Jelinek61;1271652 said:


> Nice trucks everbody. Hlntoiz, i love the paint job on your trucks.


Thanks, I am contemplating 2 toning my dodge now


----------



## clydebusa (Jul 10, 2010)

94 with 454 8 1/2 western and 9' dump.


----------



## mercer_me (Sep 13, 2008)

PlatinumService;1271567 said:


> i understand what you meant. so why would you compare 2 plows to 1 plow?
> 
> i take it the 2 plow system is most practical for commercial plowing?


I'm just saying how much the truck can handle.

If you are plowing roads or doing alot of windrowing a wing is the only way to go IMO. Most trucks bigger then 1 tons have wings around hear.


----------



## hlntoiz (Jan 13, 2009)

mercer_me;1271766 said:


> I'm just saying how much the truck can handle.
> 
> If you are plowing roads or doing alot of windrowing a wing is the only way to go IMO. Most trucks bigger then 1 tons have wings around hear.


down here in CT we leave the roads to the muni's not many driveways are that long.

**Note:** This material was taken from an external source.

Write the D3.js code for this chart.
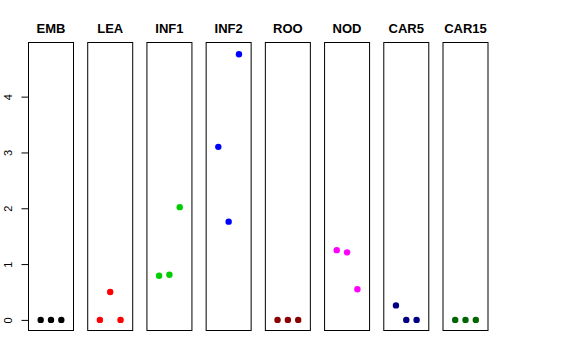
<!DOCTYPE html>
<html>
<head>
<meta charset="utf-8">
<script src="https://cdn.jsdelivr.net/npm/d3@7"></script>
<style>
  body { margin: 0; background: #fff; }
  text { font-family: "Liberation Sans", Arial, sans-serif; }
</style>
</head>
<body>
<div id="viz-wrapper"></div>
<script>
  // size of the svg
  var width = 576,
      height = 360;

  // panel names, colours and the three values in each panel
  var groups = ["EMB", "LEA", "INF1", "INF2", "ROO", "NOD", "CAR5", "CAR15"];
  var colors = ["#000000", "#ff0000", "#00cd00", "#0000ff", "#8b0000", "#ff00ff", "#000080", "#006400"];
  var values = [
    [0, 0, 0],
    [0, 0.5, 0],
    [0.79, 0.81, 2.02],
    [3.10, 1.76, 4.76],
    [0, 0, 0],
    [1.25, 1.21, 0.55],
    [0.26, 0, 0],
    [0, 0, 0]
  ];
  var yTicks = [0, 1, 2, 3, 4];

  var viz = d3.select("#viz-wrapper")
    .append("svg")
    .attr("width", width)
    .attr("height", height);

  // panel placement
  var panel = d3.scaleBand()
    .domain(groups)
    .range([28.5, 488])
    .paddingInner(0.24)
    .paddingOuter(0);

  var y = d3.scaleLinear()
    .domain([-0.19, 4.97])
    .range([330.5, 42.5]);

  // x inside a panel: point index 1..3
  var x = d3.scaleLinear()
    .domain([-0.18, 4.18])
    .range([0, panel.bandwidth()]);

  var panels = viz.selectAll("g.panel")
    .data(groups)
    .enter()
    .append("g")
    .attr("class", "panel")
    .attr("transform", function(d) { return "translate(" + panel(d) + ",0)"; });

  panels.append("rect")
    .attr("x", 0)
    .attr("y", y(4.97))
    .attr("width", panel.bandwidth())
    .attr("height", y(-0.19) - y(4.97))
    .attr("fill", "none")
    .attr("stroke", "#000")
    .attr("stroke-width", 1);

  panels.append("text")
    .attr("x", panel.bandwidth() / 2)
    .attr("y", 33)
    .attr("text-anchor", "middle")
    .attr("font-size", 13)
    .attr("font-weight", "bold")
    .text(function(d) { return d; });

  panels.selectAll("circle")
    .data(function(d, i) {
      return values[i].map(function(v, j) { return {v: v, j: j + 1, c: colors[i]}; });
    })
    .enter()
    .append("circle")
    .attr("cx", function(d) { return x(d.j); })
    .attr("cy", function(d) { return y(d.v); })
    .attr("r", 3.2)
    .attr("fill", function(d) { return d.c; });

  // y axis on the first panel
  var axis = viz.append("g")
    .attr("transform", "translate(28.5,0)")
    .call(d3.axisLeft(y).tickValues(yTicks).tickSize(7).tickSizeOuter(0).tickFormat(d3.format("d")));

  axis.select(".domain").attr("d", "M0," + y(0) + "V" + y(4));
  axis.selectAll(".tick text")
    .attr("font-size", 11)
    .attr("font-family", "Liberation Sans, Arial, sans-serif")
    .attr("text-anchor", "middle")
    .attr("transform", function() { return "rotate(-90)"; })
    .attr("x", 0)
    .attr("dy", 0)
    .attr("y", -17);
</script>
</body>
</html>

I don't ever remember seeing a wing on a private truck. A 11' plow that scoops is way more practical here.


----------



## mercer_me (Sep 13, 2008)

hlntoiz;1271788 said:


> down here in CT we leave the roads to the muni's not many driveways are that long. I don't ever remember seeing a wing on a private truck. A 11' plow that scoops is way more practical here.


I'm sure that it has its purpose and it works the best for your situation. Up hear there is alot of camp roads and long driveways so, a wing is the only way to go.


----------



## PlatinumService (Jan 28, 2010)

mercer_me;1271766 said:


> I'm just saying how much the truck can handle.
> 
> If you are plowing roads or doing alot of windrowing a wing is the only way to go IMO. Most trucks bigger then 1 tons have wings around hear.


its not always what trucks can handle its about putting the right money into the right type of equipment for the most effiecientcy. with the type of work you perform.



hlntoiz;1271788 said:


> down here in CT we leave the roads to the muni's not many driveways are that long. I don't ever remember seeing a wing on a private truck. A 11' plow that scoops is way more practical here.


ditto Thumbs Up


----------



## EGLC (Nov 8, 2007)

@hlntoize- did you put a blade on the Pete?


----------



## serafii (Nov 29, 2009)

My 97 3500 with the 6.5 turbo diesel.
11ft dump with 8ft fisher mm1 running off dump hydros.


----------



## hlntoiz (Jan 13, 2009)

EGLC;1271801 said:


> @hlntoize- did you put a blade on the Pete?


Na, Not worth it. Doesn't turn very well. has a pretty long wheel base. I am not one to beat my trucks if it isn't necessary.


----------